12 Ocak 2011: İlk olaylar patlak verdi. Ülkenin doğusunda protestolar başladı.

17 Şubat 2011: Göstericiler ülkenin ikinci büyük kenti Bingazi’yi ele geçirdi, Ulusa Geçiş Hükümeti kurdu.

20 Ekim 2011: Kaddafi Sirte’de, Ulusal Geçici Konseyi askerleri tarafından linç edilerek öldürüldü.

7 Temmuz 2012: Bir yıl sonra Temmuz ayında seçimler yapıldı. Milli Genel Kongre hükümeti kuruldu.

20 Nisan 2014: Seçimler öncesi ülke karıştı. Hafter, “Onur Operasyonu” adı altında Bingazi’deki İslamcı gruplara yönelik operasyon başlattı.

18 Mart 2015: Çatışmalar yayıldı, iç savaş patlak verdi. BM devreye girdi Ulusal Mutabakat Hükümeti ve Temsilciler Meclisi kuruldu.

4 Nisan 2019: Hafter’e bağlı birlikler Trablus’u ele geçirmek için geniş çaplı bir operasyon başlattı.

23 Ekim 2020: UMH ile Temsilciler Meclisi arasında Cenevre’de kalıcı ateşkes sağlandı.

9 Kasım 2020: Tunus’taki Libya Siyasi Diyalog Forumu’nda 24 Aralık 2021’de genel seçimlere gidilmesi kararlaştırıldı.

5 Şubat 2021: Anlaşma çerçevesinde yeni Başkanlık Konseyi ve Başbakan seçildi. Başkanlık Konseyi Başkanlığı’na Muhammed Menfi, başbakanlığa Abdulhamid Dibeybe seçildi.

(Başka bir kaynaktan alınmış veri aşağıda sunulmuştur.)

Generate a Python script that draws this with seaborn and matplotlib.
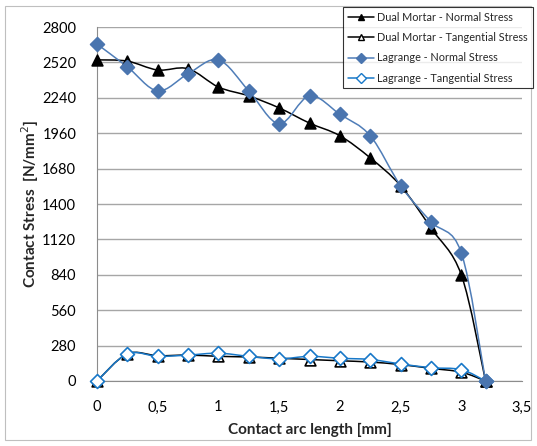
import numpy as np
import pandas as pd
import matplotlib
matplotlib.use('Agg')
import matplotlib.pyplot as plt
from matplotlib.path import Path
from matplotlib.patches import PathPatch, Rectangle
import seaborn as sns

# -----------------------------------------------------
# DATA
# -----------------------------------------------------
arc_length = [0, 0.25, 0.5, 0.75, 1.0, 1.25, 1.5, 1.75, 2.0, 2.25, 2.5, 2.75, 3.0, 3.2]
dm_normal = [2540, 2530, 2460, 2470, 2325, 2255, 2160, 2040, 1940, 1765, 1545, 1210, 840, 0]
dm_tangential = [0, 215, 200, 205, 195, 190, 180, 170, 160, 150, 130, 100, 70, 0]
lg_normal = [2665, 2485, 2295, 2430, 2540, 2295, 2035, 2255, 2110, 1940, 1545, 1260, 1015, 0]
lg_tangential = [0, 215, 195, 205, 220, 195, 175, 195, 180, 170, 135, 105, 90, 0]

series_names = ['Dual Mortar - Normal Stress', 'Dual Mortar - Tangential Stress',
                'Lagrange - Normal Stress', 'Lagrange - Tangential Stress']
series_values = [dm_normal, dm_tangential, lg_normal, lg_tangential]

y_ticks = list(range(0, 2801, 280))
x_ticks = [0, 0.5, 1, 1.5, 2, 2.5, 3, 3.5]
x_tick_labels = ['0', '0,5', '1', '1,5', '2', '2,5', '3', '3,5']

df = pd.concat([
    pd.DataFrame({'x': arc_length, 'y': vals, 'series': name})
    for name, vals in zip(series_names, series_values)
], ignore_index=True)

# gaya per seri: (warna garis, marker, facecolor marker, edgecolor marker)
styles = {
    'Dual Mortar - Normal Stress': ('black', '^', 'black', 'black'),
    'Dual Mortar - Tangential Stress': ('black', '^', 'white', 'black'),
    'Lagrange - Normal Stress': ('#4F7DB8', 'D', '#4A75AF', '#4A75AF'),
    'Lagrange - Tangential Stress': ('#1878C8', 'D', 'white', '#1878C8'),
}

sns.set_style('white')
plt.rcParams['font.family'] = ['Lato', 'DejaVu Sans']


def smooth_path(xs, ys):
    # kurva halus ala Excel "smoothed line" (Catmull-Rom -> Bezier)
    pts = np.column_stack([xs, ys]).astype(float)
    verts = [pts[0]]
    codes = [Path.MOVETO]
    n = len(pts)
    for i in range(n - 1):
        p0 = pts[i - 1] if i > 0 else pts[i]
        p1, p2 = pts[i], pts[i + 1]
        p3 = pts[i + 2] if i + 2 < n else pts[i + 1]
        c1 = p1 + (p2 - p0) / 6.0
        c2 = p2 - (p3 - p1) / 6.0
        verts += [c1, c2, p2]
        codes += [Path.CURVE4] * 3
    return Path(verts, codes)


fig = plt.figure(figsize=(5.37, 4.46), dpi=100)
ax = fig.add_axes([97 / 537, 1 - 381 / 446, (522 - 97) / 537, (381 - 27) / 446])

# urutan gambar: tangential dulu, normal di atas
draw_order = [series_names[1], series_names[3], series_names[0], series_names[2]]
for name in draw_order:
    color, marker, fc, ec = styles[name]
    sub = df[df['series'] == name]
    ax.add_patch(PathPatch(smooth_path(sub['x'], sub['y']), facecolor='none',
                           edgecolor=color, lw=1.1, zorder=3))
    sns.scatterplot(data=sub, x='x', y='y', marker=marker, s=60 if marker == '^' else 50,
                    color=fc, edgecolor=ec, linewidth=1.2, ax=ax, zorder=4, legend=False,
                    clip_on=False)

ax.set_xlim(0, 3.5)
ax.set_ylim(0, 2800)
ax.set_yticks(y_ticks)
ax.set_yticklabels([str(v) for v in y_ticks])
ax.set_xticks(x_ticks)
ax.set_xticklabels(x_tick_labels)
ax.grid(axis='y', color='#A6A6A6', lw=1.0)
ax.set_axisbelow(True)
for side in ['top', 'right']:
    ax.spines[side].set_visible(False)
for side in ['left', 'bottom']:
    ax.spines[side].set_color('#8C8C8C')
ax.tick_params(axis='both', labelsize=10.5, colors='black', length=0)
ax.tick_params(axis='y', pad=15)
ax.tick_params(axis='x', pad=14)
ax.set_xlabel('Contact arc length [mm]', fontsize=11, fontweight='bold', labelpad=6)
ax.set_ylabel('Contact Stress  [N/mm$^2$]', fontsize=11, fontweight='bold', labelpad=1)

# legenda
handles = []
for name in series_names:
    color, marker, fc, ec = styles[name]
    h, = ax.plot([], [], color=color, marker=marker, markerfacecolor=fc,
                 markeredgecolor=ec, markersize=5, lw=1.1, label=name)
    handles.append(h)
leg = fig.legend(handles=handles, loc='upper left', bbox_to_anchor=(343 / 537, 1 - 7 / 446),
                 fontsize=7.8, frameon=True, fancybox=False, edgecolor='black',
                 handlelength=2.4, handletextpad=0.3, borderpad=0.45, labelspacing=0.85,
                 borderaxespad=0)
leg.get_frame().set_linewidth(0.8)

# bingkai chart area
fig.patches.append(Rectangle((5 / 537, 6 / 446), 526 / 537, 434 / 446, transform=fig.transFigure,
                             fill=False, edgecolor='#BFBFBF', lw=0.8, zorder=-1))

fig.savefig('out.png', dpi=100)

AKP’NİN İBRETLİK LİBYA POLİTİKASI

AKP iktidarının Libya politikası ibretlik dersler içeriyor. Tıpkı Suriye gibi rejim değiştirme hevesiyle çıkılan yolun sonunda iflas eden politikalar nedeniyle Libya cenderesinin içine düşüldü. Türkiye’nin Libya’ya müdahil olması Doğu Akdeniz’deki enerji gerilimine paralel olarak geldi. Doğu Akdeniz’de enerji kavgasında geç kalan Ankara, Trablus üzerinden yeni bir sürecin kapılarını araladı. Doğu Akdeniz’de Türkiye’ye karşı oluşan blok ve Ankara’nın yaşadığı yalnızlık sonrası 2019 sonbaharında radikal kararlar alındı.

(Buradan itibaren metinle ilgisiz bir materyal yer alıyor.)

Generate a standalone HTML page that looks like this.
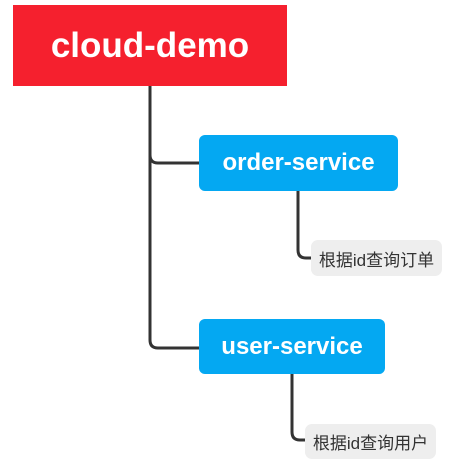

10 Mart 2011: Libya’ya müdahale tartışılırken Erdoğan “NATO’nun Libya’da ne işi var” çıkışı yaptı.

19 Mart 2011: Erdoğan’ın bu çıkışından bir hafta sonra Türkiye NATO müdahalesine askeri destek verdi.

27 Kasım 2019: Libya’daki siyasal İslamcıların ağırlıkta olduğu yönetime destek veren AKP iktidarı Trablus yönetimi ile çifte anlaşma imzaladı.

2 Ocak 2020: Libya tezkeresi TBMM Genel Kurulu’nda kabul edildi. Libya’ya asker gönderildi.

Ekim ayında varılan ateşkes ve sonrasında imzalanan anlaşma kapsamında bütün yabancı birliklerle milislerin Libya’yı Mart ayına kadar terke etmesi kararlaştırıldı. Anlaşmaya göre bu ülkede resmen asker konuşlandıran Türkiye’nin birlikleri geri çekmesi bekleniyor.